La cosa es que salimos de nuevo a la fiesta. Mirari ya se había encargado de difundir la versión oficial del asunto: un malentendido con chapuzón final. De hecho, nos obligaron a escenificar un apretón de manos en el salón y la gente nos jaleó entre risas. Pero yo seguía mirando a Erin con el rabillo del ojo y sabía que algo le pasaba por la cabeza.

La música subió de volumen. Leire y Koldo aparecieron por allí con los gemelos. Más gente. Nos rodearon, divertidos, haciendo comentarios sobre mi chapuzón en la piscina.

—Jamás he visto un KO tan limpio. De verdad.

—¿Alguien lo tiene grabado? ¡Que lo comparta por WhatsApp!

—El chándal te queda estupendamente. ¡Es tan ochentero!

Aguanté el papelón un buen rato hasta que noté que Erin había desaparecido. Me disculpé y fui a buscarla, pero debía de haber salido. Me encontré con Leire en la puerta del jardín y le pregunté por ella.

—Creo que la he visto subir por las escaleras. Igual iba a su cuarto.

A Erin le habían construido un dormitorio de princesas en la parte más alta de la casa. Subí las escaleras y dejé atrás el ruido de la fiesta. Llamé a su puerta y entré. Estaba sentada en su cama, mirando por un tragaluz.

—¡Eh! —dije tocando la puerta medio abierta—. ¿Se puede?

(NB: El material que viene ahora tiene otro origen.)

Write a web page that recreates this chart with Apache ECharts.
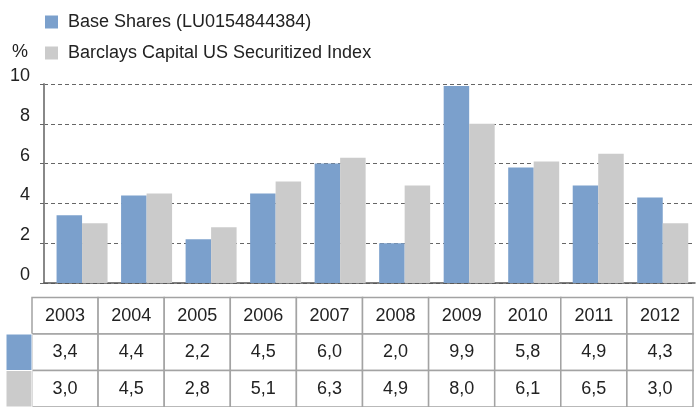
<!DOCTYPE html>
<html>
<head>
<meta charset="utf-8">
<script src="https://cdn.jsdelivr.net/npm/echarts@6/dist/echarts.min.js"></script>
<style>
  html, body { margin: 0; padding: 0; background: #fff; }
  #chart { width: 697px; height: 407px; }
</style>
</head>
<body>
<div id="chart"></div>
<script>
var years = ['2003', '2004', '2005', '2006', '2007', '2008', '2009', '2010', '2011', '2012'];
var baseShares = [3.4, 4.4, 2.2, 4.5, 6.0, 2.0, 9.9, 5.8, 4.9, 4.3];
var indexValues = [3.0, 4.5, 2.8, 5.1, 6.3, 4.9, 8.0, 6.1, 6.5, 3.0];
var seriesNames = ['Base Shares (LU0154844384)', 'Barclays Capital US Securitized Index'];
var tableRows = ['year', 'base', 'index'];

var BLUE = '#7ba0cc';
var GREY = '#cbcbcb';
var FONT = 'Liberation Sans, Arial, sans-serif';

function fmt(v) {
  return v.toFixed(1).replace('.', ',');
}

// cells of the table below the chart
var cells = [];
for (var i = 0; i < years.length; i++) {
  cells.push([i, 0, years[i]]);
  cells.push([i, 1, fmt(baseShares[i])]);
  cells.push([i, 2, fmt(indexValues[i])]);
}
var swatches = [[0, 1, BLUE], [0, 2, GREY]];

function cellItem(params, api) {
  var c = api.coord([api.value(0), api.value(1)]);
  var s = api.size([1, 1]);
  return {
    type: 'rect',
    shape: { x: c[0] - s[0] / 2, y: c[1] - s[1] / 2, width: s[0], height: s[1] },
    style: { fill: '#fff', stroke: '#a3a3a3', lineWidth: 1.5 },
    textContent: {
      style: { text: cells[params.dataIndex][2], fill: '#222', font: '18px ' + FONT }
    },
    textConfig: { position: 'inside' }
  };
}

function swatchItem(params, api) {
  var c = api.coord([api.value(0), api.value(1)]);
  var s = api.size([1, 1]);
  return {
    type: 'rect',
    shape: { x: c[0] - s[0] / 2, y: c[1] - s[1] / 2, width: s[0], height: s[1] },
    style: { fill: swatches[params.dataIndex][2], stroke: '#fff', lineWidth: 1 }
  };
}

var myChart = echarts.init(document.getElementById('chart'));
myChart.setOption({
  animation: false,
  textStyle: { fontFamily: FONT },
  legend: {
    orient: 'vertical',
    left: 45,
    top: 13,
    padding: 0,
    itemWidth: 13,
    itemHeight: 13,
    itemGap: 13,
    icon: 'rect',
    data: seriesNames,
    textStyle: { fontSize: 18, color: '#222', padding: [0, 0, 0, 5] }
  },
  grid: [
    { left: 44, right: 2, top: 84, bottom: 124 },
    { left: 32, right: 4, top: 297.5, bottom: -3 },
    { left: 6, width: 26, top: 297.5, bottom: -3 }
  ],
  xAxis: [
    {
      gridIndex: 0,
      type: 'value',
      min: -0.59,
      max: 9.5,
      axisLine: { show: true, lineStyle: { color: '#555', width: 1.5 } },
      axisTick: { show: false },
      axisLabel: { show: false },
      splitLine: { show: false }
    },
    {
      gridIndex: 1,
      type: 'category',
      data: years,
      show: false
    },
    {
      gridIndex: 2,
      type: 'category',
      data: ['s'],
      show: false
    }
  ],
  yAxis: [
    {
      gridIndex: 0,
      type: 'value',
      min: 0,
      max: 10,
      interval: 2,
      name: '%',
      nameGap: 23,
      nameTextStyle: { fontSize: 18, color: '#222', align: 'right', padding: [0, 16, 0, 0] },
      axisLine: { show: true, onZero: false, lineStyle: { color: '#888', width: 2 } },
      axisTick: { show: true, length: 4, lineStyle: { color: '#666' } },
      axisLabel: { fontSize: 18, color: '#222', margin: 14, verticalAlign: 'bottom', lineHeight: 16 },
      splitLine: { show: true, lineStyle: { color: '#666', type: [4, 3], width: 1 } }
    },
    {
      gridIndex: 1,
      type: 'category',
      data: tableRows,
      inverse: true,
      show: false
    },
    {
      gridIndex: 2,
      type: 'category',
      data: tableRows,
      inverse: true,
      show: false
    }
  ],
  series: [
    {
      name: seriesNames[0],
      type: 'bar',
      xAxisIndex: 0,
      yAxisIndex: 0,
      barWidth: 25.5,
      barGap: 0,
      itemStyle: { color: BLUE },
      data: baseShares.map(function (v, i) { return [i, v]; })
    },
    {
      name: seriesNames[1],
      type: 'bar',
      xAxisIndex: 0,
      yAxisIndex: 0,
      barWidth: 25.5,
      barGap: 0,
      itemStyle: { color: GREY },
      data: indexValues.map(function (v, i) { return [i, v]; })
    },
    {
      type: 'custom',
      xAxisIndex: 1,
      yAxisIndex: 1,
      renderItem: cellItem,
      data: cells
    },
    {
      type: 'custom',
      xAxisIndex: 2,
      yAxisIndex: 2,
      renderItem: swatchItem,
      data: swatches
    }
  ]
});
</script>
</body>
</html>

Ella ni se giró. Siguió mirando la noche, de espaldas.

—¿Pasa algo?

—Quiero estar sola, Álex.

—Pero ¿qué pasa? ¿Es por la pelea?

Ella bajó la cabeza, negando. Yo di dos pasos hacia ella. No más.

—¿Qué?

—Ni siquiera te das cuenta. Bueno…

—Cuenta ¿de qué?

—Del problema. Eres así con todo, Álex. Llevamos un año juntos y sigo teniendo la sensación de que no te conozco.

—Pero ¿de qué estás hablando?

—Ayer nos despertamos juntos, en la cama. Te dije que confiaras en mí. Que si tenías algún problema, podías contármelo. Soy tu novia, Álex. Se supone que puedes contarme las cosas importantes, ¿no? Entonces, ¿por qué no me hablaste de esa fiesta, de esos recuerdos que tenías?

—No estaba seguro de que eso fuera real, eso es todo.